To me, one of the most important parts of life is human connection. We can have the best job, excellent health, plenty of money, or whatever else; but if you don't have vibrant, loving relationships, it's impossible to feel the highest levels of joy.
Developing these relationships with other people requires both participants to be vulnerable and compassionate. This isn't necessarily true for everybody, but for most heterosexual men, we're socialized to associate vulnerability and compassion -- especially shared with other men -- with being effeminate or homosexual. On top of this toxic masculinity, we're led to believe that being open about our emotions, our hurt feelings, or our weaknesses, is also unmanly. For many adult men, unlearning this deeply embedded conditioning is extremely difficult and requires willingness to go against what you've been taught for years, sometimes decades.
Not only are these notions harmful for our mental health, toxic masculinity also robs men of the types of human connections with others that help us be our best for ourselves and for the people that we love.
I have made the choice to be vulnerable about my life and my emotions, and I think it makes me a better writer when I'm more honest. I've been humbled by some pretty amazing comments about how my openness has affected people, which encourages me to continue sharing.
Being open about my life with CF means that vulnerability is part of it. I've discussed (jokingly and seriously) my life expectancy with friends, a discussion that inevitably brings people closer. I've noticed that my ability -- eh, tendency is probably the better word -- to discuss heavy topics opens up the possibility for us to talk about our emotions, fears, and concerns.
Writing about my feelings has helped me thoroughly develop my communication skills, but I recognize this isn't true for all men. Because of our lifelong conditioning, if we don't hone the language required to talk about our emotions, it's difficult to convey them.
For many men, I'd argue it's not as hard to have vulnerable, platonic relationships with women. I think that's because the traditional (but becoming more obsolete, which I think is good) parental roles are that the father is the stoic breadwinner, whereas the mother is the emotional caretaker. A man's spouse, mother, or female friends typically carry the burden of his emotional needs. Learning how to deal with our own feelings and communicating with other men in our lives is the right thing to do for ourselves, our friends, and our loved ones, especially the women who have been there for us.

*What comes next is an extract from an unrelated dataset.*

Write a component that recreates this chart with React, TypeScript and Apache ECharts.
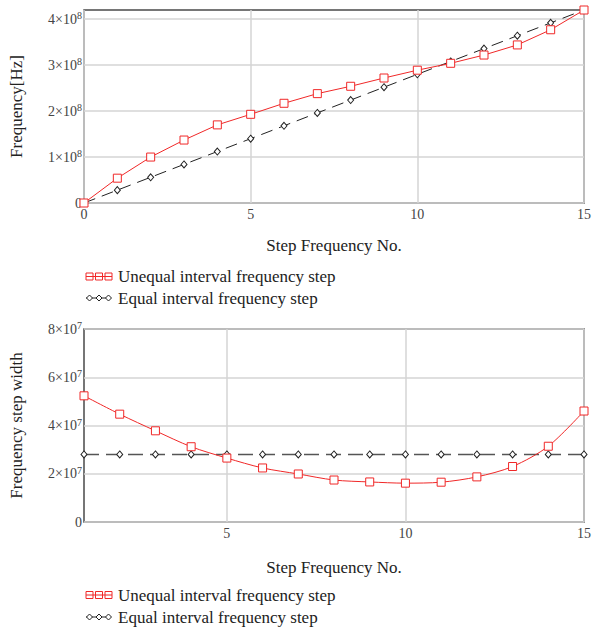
import React, { useEffect, useRef } from "react";
import * as echarts from "echarts";

const stepsTop = [0, 1, 2, 3, 4, 5, 6, 7, 8, 9, 10, 11, 12, 13, 14, 15];
const unequalFreq = [0, 0.54e8, 1.0e8, 1.37e8, 1.7e8, 1.93e8, 2.17e8, 2.38e8, 2.54e8, 2.72e8, 2.89e8, 3.04e8, 3.22e8, 3.44e8, 3.77e8, 4.2e8];
const equalFreq = [0, 2.8e7, 5.6e7, 8.4e7, 1.12e8, 1.4e8, 1.68e8, 1.96e8, 2.24e8, 2.52e8, 2.8e8, 3.08e8, 3.36e8, 3.64e8, 3.92e8, 4.2e8];

const stepsBottom = [1, 2, 3, 4, 5, 6, 7, 8, 9, 10, 11, 12, 13, 14, 15];
const unequalWidth = [5.23e7, 4.47e7, 3.78e7, 3.12e7, 2.65e7, 2.24e7, 1.99e7, 1.74e7, 1.66e7, 1.61e7, 1.65e7, 1.87e7, 2.3e7, 3.14e7, 4.6e7];
const equalWidth = [2.8e7, 2.8e7, 2.8e7, 2.8e7, 2.8e7, 2.8e7, 2.8e7, 2.8e7, 2.8e7, 2.8e7, 2.8e7, 2.8e7, 2.8e7, 2.8e7, 2.8e7];

const xTicksTop = [0, 5, 10, 15];
const xTicksBottom = [5, 10, 15];
const yTicksTop = [0, 1e8, 2e8, 3e8, 4e8];
const yTicksBottom = [0, 2e7, 4e7, 6e7, 8e7];

const legendNames = ["Unequal interval frequency step", "Equal interval frequency step"];
const xName = "Step Frequency No.";
const yNameTop = "Frequency[Hz]";
const yNameBottom = "Frequency step width";

const FONT = "Liberation Serif";
const RED = "#f02828";
const BLACK = "#222";
const LABEL = "#444";

function sciLabel(exp: number) {
  return (v: number) => {
    if (v === 0) return "{b|0}";
    const m = Math.round(v / Math.pow(10, exp));
    return `{b|${m}×10}{s|${exp}}`;
  };
}

const richLabel = {
  b: { fontFamily: FONT, fontSize: 14, color: LABEL, lineHeight: 17 },
  s: { fontFamily: FONT, fontSize: 10, color: LABEL, lineHeight: 10, verticalAlign: "top" },
};

function legendGroup(y1: number, y2: number) {
  const cx = [89.5, 99, 108.5];
  const children: any[] = [];
  children.push({ type: "line", shape: { x1: 86, y1, x2: 112, y2: y1 }, style: { stroke: RED, lineWidth: 1 } });
  cx.forEach((x) =>
    children.push({ type: "rect", shape: { x: x - 3.5, y: y1 - 3.5, width: 7, height: 7 }, style: { fill: "none", stroke: RED, lineWidth: 1 } })
  );
  children.push({ type: "line", shape: { x1: 86, y1: y2, x2: 111, y2 }, style: { stroke: BLACK, lineWidth: 1 } });
  cx.forEach((x) =>
    children.push({
      type: "polygon",
      shape: { points: [[x - 3, y2], [x, y2 - 3], [x + 3, y2], [x, y2 + 3]] },
      style: { fill: "#fff", stroke: BLACK, lineWidth: 1 },
    })
  );
  children.push({ type: "text", x: 118, y: y1, style: { text: legendNames[0], font: `17px "${FONT}"`, fill: "#222", verticalAlign: "middle" } });
  children.push({ type: "text", x: 118, y: y2, style: { text: legendNames[1], font: `17px "${FONT}"`, fill: "#222", verticalAlign: "middle" } });
  return children;
}

export default function App() {
  const ref = useRef<HTMLDivElement>(null);
  useEffect(() => {
    if (!ref.current) return;
    const chart = echarts.init(ref.current, null, { renderer: "svg" });
    const gridStyle = { show: true, borderColor: "#4a4a4a", borderWidth: 1.5, backgroundColor: "#fff" };
    const split = { show: true, lineStyle: { color: "#d4d4d4", width: 1.5 } };
    const nameStyle = { fontFamily: FONT, fontSize: 17, color: "#222" };
    const xAxisCommon = {
      type: "value",
      axisLine: { show: false },
      splitLine: split,
      nameLocation: "middle",
      nameTextStyle: nameStyle,
    };
    const yAxisCommon = {
      type: "value",
      axisLine: { show: false },
      splitLine: split,
      nameLocation: "middle",
      nameGap: 59,
      nameTextStyle: nameStyle,
    };
    const xLabel = { fontFamily: FONT, fontSize: 14, color: LABEL, margin: 4 };
    chart.setOption({
      animation: false,
      backgroundColor: "#fff",
      textStyle: { fontFamily: FONT },
      grid: [
        { left: 84, top: 10, width: 500, height: 193, ...gridStyle },
        { left: 84, top: 329, width: 500, height: 193, ...gridStyle },
      ],
      xAxis: [
        {
          ...xAxisCommon,
          gridIndex: 0,
          min: 0,
          max: 15,
          name: xName,
          nameGap: 34,
          axisTick: { show: false, customValues: xTicksTop },
          axisLabel: { ...xLabel, customValues: xTicksTop },
        },
        {
          ...xAxisCommon,
          gridIndex: 1,
          min: 1,
          max: 15,
          name: xName,
          nameGap: 37,
          axisTick: { show: false, customValues: xTicksBottom },
          axisLabel: { ...xLabel, customValues: xTicksBottom },
        },
      ],
      yAxis: [
        {
          ...yAxisCommon,
          gridIndex: 0,
          min: 0,
          max: 4.2e8,
          name: yNameTop,
          axisTick: { show: false, customValues: yTicksTop },
          axisLabel: { customValues: yTicksTop, formatter: sciLabel(8), rich: richLabel, fontFamily: FONT, fontSize: 14, color: LABEL, margin: 2 },
        },
        {
          ...yAxisCommon,
          gridIndex: 1,
          min: 0,
          max: 8e7,
          name: yNameBottom,
          axisTick: { show: false, customValues: yTicksBottom },
          axisLabel: { customValues: yTicksBottom, formatter: sciLabel(7), rich: richLabel, fontFamily: FONT, fontSize: 14, color: LABEL, margin: 2 },
        },
      ],
      series: [
        {
          type: "line",
          xAxisIndex: 0,
          yAxisIndex: 0,
          data: stepsTop.map((s, i) => [s, unequalFreq[i]]),
          symbol: "rect",
          symbolSize: 8,
          showAllSymbol: true,
          lineStyle: { color: RED, width: 1 },
          itemStyle: { color: "#fff", borderColor: RED, borderWidth: 1 },
          z: 3,
        },
        {
          type: "line",
          xAxisIndex: 0,
          yAxisIndex: 0,
          data: stepsTop.map((s, i) => [s, equalFreq[i]]),
          symbol: "diamond",
          symbolSize: [6, 7],
          showAllSymbol: true,
          lineStyle: { color: BLACK, width: 1, type: [12, 7] },
          itemStyle: { color: "#fff", borderColor: BLACK, borderWidth: 1 },
          z: 2,
        },
        {
          type: "line",
          xAxisIndex: 1,
          yAxisIndex: 1,
          data: stepsBottom.map((s, i) => [s, unequalWidth[i]]),
          smooth: 0.3,
          symbol: "rect",
          symbolSize: 8,
          showAllSymbol: true,
          lineStyle: { color: RED, width: 1 },
          itemStyle: { color: "#fff", borderColor: RED, borderWidth: 1 },
          z: 3,
        },
        {
          type: "line",
          xAxisIndex: 1,
          yAxisIndex: 1,
          data: stepsBottom.map((s, i) => [s, equalWidth[i]]),
          symbol: "diamond",
          symbolSize: [6, 7],
          showAllSymbol: true,
          lineStyle: { color: "#555", width: 1.5, type: [15, 7] },
          itemStyle: { color: "#fff", borderColor: BLACK, borderWidth: 1 },
          z: 2,
        },
      ],
      graphic: [...legendGroup(276.5, 298), ...legendGroup(595, 617)],
    });
    return () => chart.dispose();
  }, []);
  return <div ref={ref} style={{ position: "fixed", left: 0, top: 0, width: 594, height: 628 }} />;
}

I've had some wins lately, but I will forever remember 2018 as a terrible year -- the year we lost my 29-year-old sister, Alyssa, to CF and then started grieving her. Everything that has happened this year is viewed with the grim reality of my sister's fate in the background. Throughout my own life with CF and my sister's declining health I have had resounding support from many people. I've needed every ounce of it.
When I wondered what life would be like without my sister, I suddenly worried about becoming an only child. The truth is, blood isn't the only thing that can make people close like siblings. The friendships I've developed with my guys feel like brotherhoods. The love I have for them is fundamentally part of who I am. I would not be here without having their support, whether it was having a shoulder to cry on, listening to me vent over a beer or coffee late at night, or being there for me in moments when I needed to get my mind off things and just laugh and live life. I've never been afraid to express my love for them, and I hope I say it enough to them because I never want people to go without knowing that they mean the world to me.
I don't think it's possible for a relationship to ever be more than an “acquaintanceship” if you never broach serious issues. These relationships with my male friends have allowed me to thoroughly process the emotions that come with having CF and losing a sibling.
Everybody deals with traumatic events differently, and that's OK. What isn't OK is repressing the emotions that are part of being human. I also want to make something clear: Viewing or deriding vulnerable men as effeminate or homosexual is a tired, homophobic trope.
The blunt reality is that emotions are neither masculine nor feminine; emotions are human. Men, you don't have to feel compelled to share your emotions with everybody. There are relationships we all have where discussing our feelings just isn't that big a part of it. That's fine. But alienating those who are honest about their emotions or labeling emotions in a way that discourages people from sharing them is unacceptable.
We are better people when we are honest about our feelings; it helps us empathize with others. It nurtures relationships. It brings more vibrancy and joy in life. And lastly, it makes the world a better place for all of us.
Men, it's time we take responsibility and get better about how we handle our emotions.